これはもう“バンド”というより、ひとりの人間が、どれだけ壊れずに生きていけるかという試みの記録でもある。
大学という場がそうであるように、このアルバムもまた、“途中経過”であり“変化の最中”を誠実に鳴らした音楽なのだ。
おすすめアルバム
- Kristin Hersh / Strange Angels
『University』と同時期に制作されたソロ作品。より内省的で穏やかな視座を持つ姉妹作。 - Belly / King
ターニャ・ドネリーの“もう一つのThrowing Muses的継承”。鋭さとポップが交差する。 - The Breeders / Last Splash
女性オルタナの1990年代的頂点。キム・ディールと共鳴する部分が多い。 - Liz Phair / Whip-Smart
個の確立と自己表現のバランスというテーマで、ハーシュと通じ合う部分がある。 -
Throwing Muses / Limbo
『University』の後日譚的な次作。より静かで、より深い心象風景が描かれている。
制作の裏側と文化的背景
『University』の制作時、Throwing Musesはすでにメンバーの入れ替えや音楽的方向性の模索を繰り返していた。

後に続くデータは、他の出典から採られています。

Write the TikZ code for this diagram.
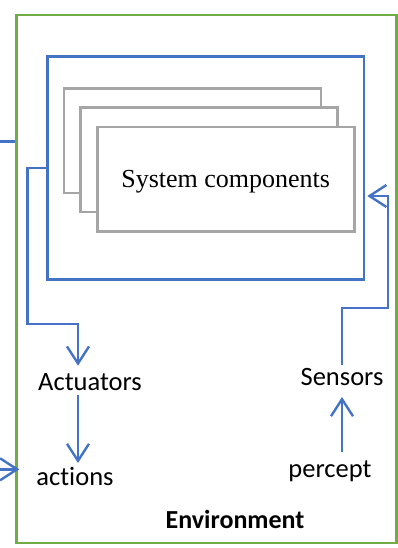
\documentclass[tikz,border=0pt]{standalone}
\usepackage{fontspec}
\setmainfont{Liberation Serif}
\setsansfont{Carlito}[Ligatures=NoCommon]
\usetikzlibrary{arrows.meta}
\definecolor{envgreen}{HTML}{70AD47}
\definecolor{agentblue}{HTML}{4472C4}
\definecolor{compgray}{HTML}{A5A5A5}
\tikzset{
  flow/.style={agentblue, line width=2.4pt, -{Straight Barb[length=17pt, width=22pt]}},
  link/.style={agentblue, line width=2.4pt},
  compbox/.style={draw=compgray, fill=white, line width=2.6pt, minimum width=257pt, minimum height=104pt, inner sep=0pt},
  lbl/.style={anchor=base, inner sep=0pt}
}
\begin{document}
\begin{tikzpicture}[x=1pt, y=-1pt, font=\sffamily\fontsize{26.5}{30}\selectfont]
        \useasboundingbox (0,0) rectangle (398,548);
        % boxes
        \node[draw=envgreen, line width=2.4pt, minimum width=380pt, minimum height=528pt] (env) at (206.5,279) {};
        \node[draw=agentblue, line width=2.4pt, minimum width=316.7pt, minimum height=222.6pt] (agent) at (205.7,168) {};
        \foreach \i in {0,1} {
          \node[compbox] (comp\i) at (192.3+\i*16.7, 140.8+\i*19) {};
        }
        \node[compbox, text depth=0pt, font=\rmfamily\fontsize{26}{30}\selectfont] (comp) at (225.7,179.2) {System components};
        % labels
        \node[lbl] (act) at (90,390.7) {Actuators};
        \node[lbl] (actn) at (75,485) {actions};
        \node[lbl] (sens) at (342,385) {Sensors};
        \node[lbl] (perc) at (330,477) {percept};
        \node[lbl, font=\sffamily\bfseries\fontsize{26}{30}\selectfont] (envlbl) at (235,528) {Environment};
        % outside links
        \coordinate (inA) at (0,141.7);
        \coordinate (inB) at (0,469.3);
        \draw[link] (inA) -- (inA -| env.west);
        \draw[flow] (inB) -- ([xshift=4pt]inB -| env.west);
        % agent to environment and back
        \draw[flow] (agent.west) -- ++(-18.5,0) -- ++(0,156) -| ([xshift=-12pt, yshift=25pt]act.base);
        \draw[flow] ([xshift=-12pt, yshift=-4pt]act.base) -- ([xshift=-12pt, yshift=22pt]act.base |- actn.base);
        \draw[flow] ([yshift=25pt]perc.base -| sens.base) -- ([yshift=-12pt]sens.base);
        \draw[link] ([yshift=20pt]sens.base) -- ++(0,-57) -- ++(46,0) -- ++(0,-112);
        \draw[flow] (389,196) -- ([xshift=2pt]agent.east |- 0,196);
      \end{tikzpicture}
\end{document}
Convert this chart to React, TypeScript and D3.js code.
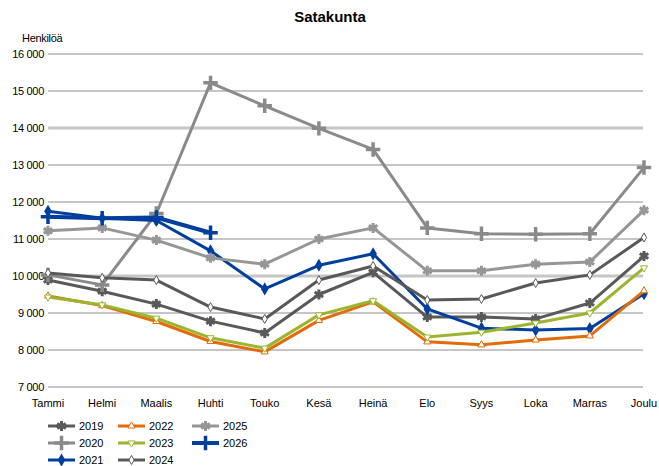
import React from "react";
import * as d3 from "d3";

const months = ["Tammi", "Helmi", "Maalis", "Huhti", "Touko", "Kesä", "Heinä", "Elo", "Syys", "Loka", "Marras", "Joulu"];
const yTicks = [7000, 8000, 9000, 10000, 11000, 12000, 13000, 14000, 15000, 16000];

const v2019 = [9890, 9590, 9240, 8780, 8460, 9500, 10100, 8890, 8890, 8840, 9270, 10540];
const v2020 = [10030, 9760, 11690, 15220, 14600, 13990, 13420, 11300, 11140, 11130, 11140, 12930];
const v2021 = [11750, 11560, 11500, 10680, 9650, 10290, 10600, 9110, 8590, 8540, 8580, 9520];
const v2022 = [9460, 9200, 8770, 8230, 7950, 8800, 9300, 8220, 8140, 8270, 8380, 9600];
const v2023 = [9430, 9220, 8860, 8330, 8050, 8950, 9330, 8350, 8480, 8730, 9000, 10220];
const v2024 = [10080, 9950, 9890, 9160, 8840, 9890, 10270, 9350, 9380, 9810, 10030, 11040];
const v2025 = [11220, 11300, 10970, 10490, 10320, 11000, 11300, 10140, 10140, 10320, 10380, 11780];
const v2026 = [11600, 11560, 11580, 11170];

type Series = {
  name: string;
  values: number[];
  color: string;
  width: number;
  marker: "asterisk" | "plus" | "diamond" | "triUp" | "triDown" | "diamondWhite";
};

const series: Series[] = [
  { name: "2019", values: v2019, color: "#595959", width: 3, marker: "asterisk" },
  { name: "2020", values: v2020, color: "#8a8a8a", width: 3, marker: "plus" },
  { name: "2021", values: v2021, color: "#003f9e", width: 3, marker: "diamond" },
  { name: "2022", values: v2022, color: "#e26b0a", width: 3, marker: "triUp" },
  { name: "2023", values: v2023, color: "#9bb52e", width: 3, marker: "triDown" },
  { name: "2024", values: v2024, color: "#595959", width: 3, marker: "diamondWhite" },
  { name: "2025", values: v2025, color: "#969696", width: 3, marker: "asterisk" },
  { name: "2026", values: v2026, color: "#003f9e", width: 4, marker: "plus" },
];

const legendCols = [["2019", "2020", "2021"], ["2022", "2023", "2024"], ["2025", "2026"]];

const x = d3.scalePoint<string>().domain(months).range([48, 644]);
const y = d3.scaleLinear().domain([7000, 16000]).range([387, 54]);
const fmt = (v: number) => d3.format(",")(v).replace(",", " ");

function Marker({ s, cx, cy }: { s: Series; cx: number; cy: number }) {
  const t = `translate(${cx},${cy})`;
  switch (s.marker) {
    case "asterisk":
      return <path transform={t} d={d3.symbol(d3.symbolAsterisk, 70)()!} stroke={s.color} strokeWidth={3} fill="none" />;
    case "plus":
      return <path transform={t} d={d3.symbol(d3.symbolPlus, 70)()!} stroke={s.color} strokeWidth={3.5} fill="none" />;
    case "diamond":
      return <path transform={t} d={d3.symbol(d3.symbolDiamond, 50)()!} fill={s.color} />;
    case "triUp":
      return <path transform={t} d={d3.symbol(d3.symbolTriangle, 22)()!} fill="#fff" stroke={s.color} strokeWidth={1} />;
    case "triDown":
      return <path transform={`${t} rotate(180)`} d={d3.symbol(d3.symbolTriangle, 22)()!} fill="#fff" stroke={s.color} strokeWidth={1} />;
    case "diamondWhite":
      return <path transform={t} d={d3.symbol(d3.symbolDiamond, 24)()!} fill="#fff" stroke={s.color} strokeWidth={1} />;
  }
}

export default function App() {
  const line = d3
    .line<number>()
    .x((_, i) => x(months[i])!)
    .y((d) => y(d));

  return (
    <svg
      width={659}
      height={466}
      style={{ position: "absolute", left: 0, top: 0, fontFamily: "Liberation Sans, Arial, sans-serif" }}
    >
      <rect width={659} height={466} fill="#fff" />
      <text x={330} y={22} textAnchor="middle" fontSize={15} fontWeight="bold" fill="#000">Satakunta</text>
      <text x={22} y={42} fontSize={11} fill="#000" letterSpacing={-0.3}>Henkilöä</text>

      {yTicks.map((t) => (
        <g key={t}>
          <line x1={48} x2={643} y1={y(t)} y2={y(t)} stroke="#c6c6c6" strokeWidth={t === 14000 || t === 10000 ? 3 : 2} />
          <text x={44} y={y(t) + 4} textAnchor="end" fontSize={11} fill="#000" letterSpacing={-0.3}>{fmt(t)}</text>
        </g>
      ))}

      {months.map((m) => (
        <text key={m} x={x(m)!} y={407} textAnchor="middle" fontSize={11} fill="#000">{m}</text>
      ))}

      {series.map((s) => (
        <g key={s.name}>
          <path d={line(s.values)!} fill="none" stroke={s.color} strokeWidth={s.width} strokeLinejoin="round" />
          {s.values.map((v, i) => (
            <Marker key={i} s={s} cx={x(months[i])!} cy={y(v)} />
          ))}
        </g>
      ))}

      {legendCols.map((col, ci) =>
        col.map((name, ri) => {
          const s = series.find((d) => d.name === name)!;
          const lx = [48, 118, 192][ci];
          const ly = 426 + ri * 17;
          return (
            <g key={name}>
              <line x1={lx} x2={lx + 27} y1={ly} y2={ly} stroke={s.color} strokeWidth={s.width} />
              <Marker s={s} cx={lx + 13.5} cy={ly} />
              <text x={lx + 31} y={ly + 4} fontSize={11} fill="#000">{name}</text>
            </g>
          );
        })
      )}
    </svg>
  );
}
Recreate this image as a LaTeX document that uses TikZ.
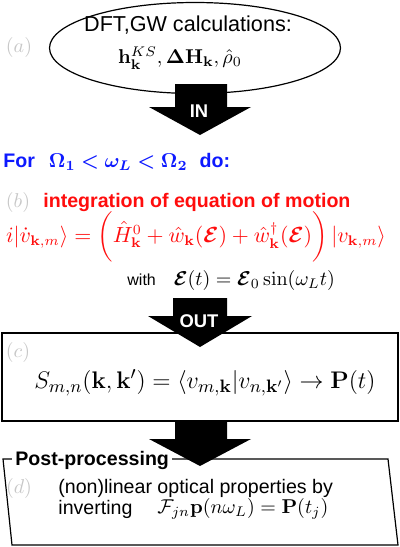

だが、ハーシュはその不安定さを抱きしめるように、明確な“ポップ構造”の中で自らの複雑な内面を刻もうとした。
その意味で『University』は、精神疾患やアイデンティティの揺らぎ、母性とアーティスト性といった、当時の“語られにくかった女性の問題”を、音楽の構造そのものを使って語ったアルバムでもある。
“学びの場”としての大学、“分類されない時期”としての大学時代。
その比喩としての『University』は、あまりにも静かに、深く鳴り響く。